The mindfulness App participants were directed to download from the App Store of Google Play Store the VGZ Mindfulness Coach App and complete the 5-week program consisting of 25 exercises including “breathing exercises, attention exercises, body scan exercises, guided meditation exercises, visualization exercises, mantra exercises, and yoga exercises.” The participants were measured before the program and 8 and 20 weeks later for mindfulness, including the observing, describing, non-reacting, non-judging, and acting with awareness facets, quality of life, including physical health, psychological health, social relationships and environment, psychiatric symptomology, self-actualization, and satisfaction with the App.

 

They found that the App produced large significant increases in mindfulness including all five facets, psychological health, social relationships and environment, and decreases in psychiatric symptomology. In addition, the participants reported a high degree of satisfaction and engagement with the App. Hence, the mindfulness App group evidenced marked improvement in mindfulness and psychological health.

 

The results need to be interpreted with caution as the study did not contain an active control condition. This leaves open the possibility that the results were affected by biases such as placebo effects, demand characteristics, experimenter bias, etc. Nevertheless, with these caveats in mind, the results suggest that mindfulness can be increased with a smartphone app which may, in turn, improve psychological health in otherwise healthy individuals. This is exciting as the low cost, convenience, and ease of use, of such Apps allows for widespread applicability. This may provide a low-cost means of improving the mindfulness and psychological health of large swaths of the general population.

 

So, improve psychological health with mindfulness smartphone Aps.

 

“Every app uses varying voices, work flow styles, and types of guided meditation. . . At the end of the day, the most important thing is that you feel drawn to practice everyday.” – Marylyn Wei

 

CMCS – Center for Mindfulness and Contemplative Studies

 

This and other Contemplative Studies posts are also available on Google+ https://plus.google.com/106784388191201299496/posts and on Twitter @MindfulResearch

 

Study Summary

 

Arnold A. P. van Emmerik, Fieke Berings, Jaap Lancee.

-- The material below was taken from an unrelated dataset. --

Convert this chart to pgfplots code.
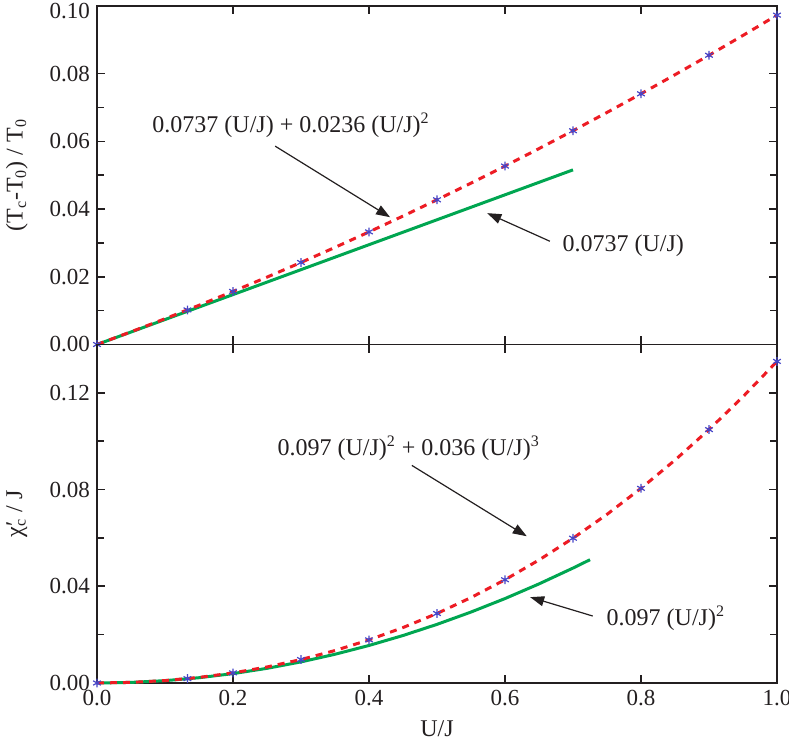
\documentclass[border=0pt]{standalone}
\usepackage{pgfplots}
\pgfplotsset{compat=1.18}
\usetikzlibrary{arrows.meta}
\usepackage{fontspec}
\setmainfont{Liberation Serif}
\definecolor{fitred}{RGB}{237,28,36}
\definecolor{fitgreen}{RGB}{0,166,81}
\definecolor{ptblue}{RGB}{70,70,200}
\definecolor{txt}{RGB}{35,31,32}

\tikzset{
 ann/.style={font=\fontsize{12}{14}\selectfont, text=txt, inner sep=0pt, anchor=west},
 arr/.style={draw=txt, line width=0.6pt, -{Triangle[length=7pt,width=5pt]}},
}
\pgfplotsset{
 myaxis/.style={
  scale only axis, width=340pt, height=169.25pt,
  xmin=0, xmax=1,
  axis line style={line width=0.8pt, color=txt},
  every tick/.style={line width=0.8pt, color=txt},
  tick align=inside,
  major tick length=4pt, minor tick length=3.5pt,
  xtick={0,0.2,0.4,0.6,0.8,1.0},
  minor y tick num=1,
  scaled y ticks=false, scaled x ticks=false,
  /pgf/number format/assume math mode=true,
  ticklabel style={font=\fontsize{11.5}{13}\selectfont, text=txt},
  label style={font=\fontsize{12}{14}\selectfont, text=txt},
  clip=false,
  xticklabel style={/pgf/number format/fixed, /pgf/number format/fixed zerofill, /pgf/number format/precision=1},
  yticklabel style={/pgf/number format/fixed, /pgf/number format/fixed zerofill, /pgf/number format/precision=2},
  ylabel style={at={(axis description cs:-0.118,0.5)}, anchor=center},
 },
 dashfit/.style={color=fitred, line width=1.5pt, dash pattern=on 3.5pt off 3pt},
 solidfit/.style={color=fitgreen, line width=1.5pt},
 pts/.style={only marks, mark=asterisk, mark size=2.2pt, color=ptblue, mark options={line width=0.6pt}},
}

\begin{document}
\begin{tikzpicture}
% ---------- top panel ----------
\begin{axis}[myaxis, at={(0,169.25pt)},
  ymin=0, ymax=0.1, ytick={0,0.02,0.04,0.06,0.08},
  extra y ticks={0.1},
  extra y tick style={yticklabel style={yshift=-2.5pt}},
  xticklabel=\empty,
  ylabel={(T\textsubscript{c}-T\textsubscript{0}) / T\textsubscript{0}}]
\addplot[solidfit] coordinates {(0,0) (0.7,0.05159)};
\addplot[dashfit] coordinates {
(0,0) (0.05,0.003744) (0.1,0.007606) (0.15,0.011586) (0.2,0.015684)
(0.25,0.0199) (0.3,0.024234) (0.35,0.028686) (0.4,0.033256) (0.45,0.037944)
(0.5,0.04275) (0.55,0.047674) (0.6,0.052716) (0.65,0.057876) (0.7,0.063154)
(0.75,0.06855) (0.8,0.074064) (0.85,0.079696) (0.9,0.085446) (0.95,0.091314) (1.0,0.0973)};
\addplot[pts] coordinates {
(0,0) (0.133,0.01022) (0.2,0.01568) (0.3,0.02423) (0.4,0.03326) (0.5,0.04275)
(0.6,0.05272) (0.7,0.06315) (0.8,0.07406) (0.9,0.08545) (1.0,0.0973)};
\node[ann] at (axis cs:0.081,0.0648) {0.0737 (U/J) + 0.0236 (U/J)\textsuperscript{2}};
\draw[arr] (axis cs:0.262,0.0586) -- (axis cs:0.431,0.0376);
\node[ann] at (axis cs:0.684,0.0293) {0.0737 (U/J)};
\draw[arr] (axis cs:0.666,0.0305) -- (axis cs:0.574,0.0388);
\end{axis}
% ---------- bottom panel ----------
\begin{axis}[myaxis, at={(0,0)},
  ymin=0, ymax=0.14, ytick={0,0.04,0.08,0.12},
  xlabel={U/J},
  xlabel style={at={(axis description cs:0.5,0)}, yshift=-23pt, anchor=center},
  ylabel={χ\rlap{′}\textsubscript{c} / J}]
\addplot[solidfit] coordinates {
(0,0) (0.05,0.0002425) (0.1,0.00097) (0.15,0.0021825) (0.2,0.00388) (0.25,0.0060625)
(0.3,0.00873) (0.35,0.0118825) (0.4,0.01552) (0.45,0.0196425) (0.5,0.02425)
(0.55,0.0293425) (0.6,0.03492) (0.65,0.0409825) (0.7,0.04753) (0.725,0.050986)};
\addplot[dashfit] coordinates {
(0,0) (0.05,0.000247) (0.1,0.001006) (0.15,0.002304) (0.2,0.004168) (0.25,0.006625)
(0.3,0.009702) (0.35,0.013426) (0.4,0.017824) (0.45,0.022923) (0.5,0.02875)
(0.55,0.035332) (0.6,0.042696) (0.65,0.050869) (0.7,0.059878) (0.75,0.06975)
(0.8,0.080512) (0.85,0.092191) (0.9,0.104814) (0.95,0.118408) (1.0,0.133)};
\addplot[pts] coordinates {
(0,0) (0.133,0.0018) (0.2,0.00417) (0.3,0.0097) (0.4,0.01782) (0.5,0.02875)
(0.6,0.0427) (0.7,0.05988) (0.8,0.08051) (0.9,0.10481) (1.0,0.133)};
\node[ann] at (axis cs:0.265,0.0971) {0.097 (U/J)\textsuperscript{2} + 0.036 (U/J)\textsuperscript{3}};
\draw[arr] (axis cs:0.463,0.0900) -- (axis cs:0.632,0.0607);
\node[ann] at (axis cs:0.749,0.0268) {0.097 (U/J)\textsuperscript{2}};
\draw[arr] (axis cs:0.729,0.0277) -- (axis cs:0.637,0.0355);
\end{axis}
\pgfresetboundingbox
\path (-48.5pt,-28.5pt) rectangle (346pt,341.5pt);
\end{tikzpicture}
\end{document}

Efficacy of a Mindfulness-Based Mobile Application: a Randomized Waiting-List Controlled Trial. Mindfulness (N Y) 2018; 9(1): 187–198. Published online 2017 Jun 21. doi: 10.1007/s12671-017-0761-7

 

Abstract

Although several hundreds of apps are available that (cl)aim to promote mindfulness, only a few methodologically sound studies have evaluated the efficacy of these apps. This randomized waiting-list controlled trial therefore tested the hypothesis that one such app (the VGZ Mindfulness Coach) can achieve immediate and long-term improvements of mindfulness, quality of life, general psychiatric symptoms, and self-actualization. One hundred ninety-one experimental participants received the VGZ Mindfulness Coach, which offers 40 mindfulness exercises and background information about mindfulness without any form of therapeutic guidance. Compared to 186 control participants, they reported large (Cohen’s d = 0.77) and statistically significant increases of mindfulness after 8 weeks and small-to-medium increases of the Observing, Describing, Acting with awareness, Nonjudging, and Nonreactivity mindfulness facets as measured with the Five Facet Mindfulness Questionnaire (Cohen’s d = 0.66, 0.26, 0.49, 0.34, and 0.43, respectively). Also, there were large decreases of general psychiatric symptoms (GHQ-12; Cohen’s d = −0.68) and moderate increases of psychological, social, and environmental quality of life (WHOQOL-BREF; Cohen’s d = 0.38, 0.38, and 0.36, respectively). Except for social quality of life, these gains were maintained for at least 3 months. We conclude that it is possible to achieve durable positive effects on mindfulness, general psychiatric symptoms, and several aspects of quality of life at low costs with smartphone apps for mindfulness such as the VGZ Mindfulness Coach.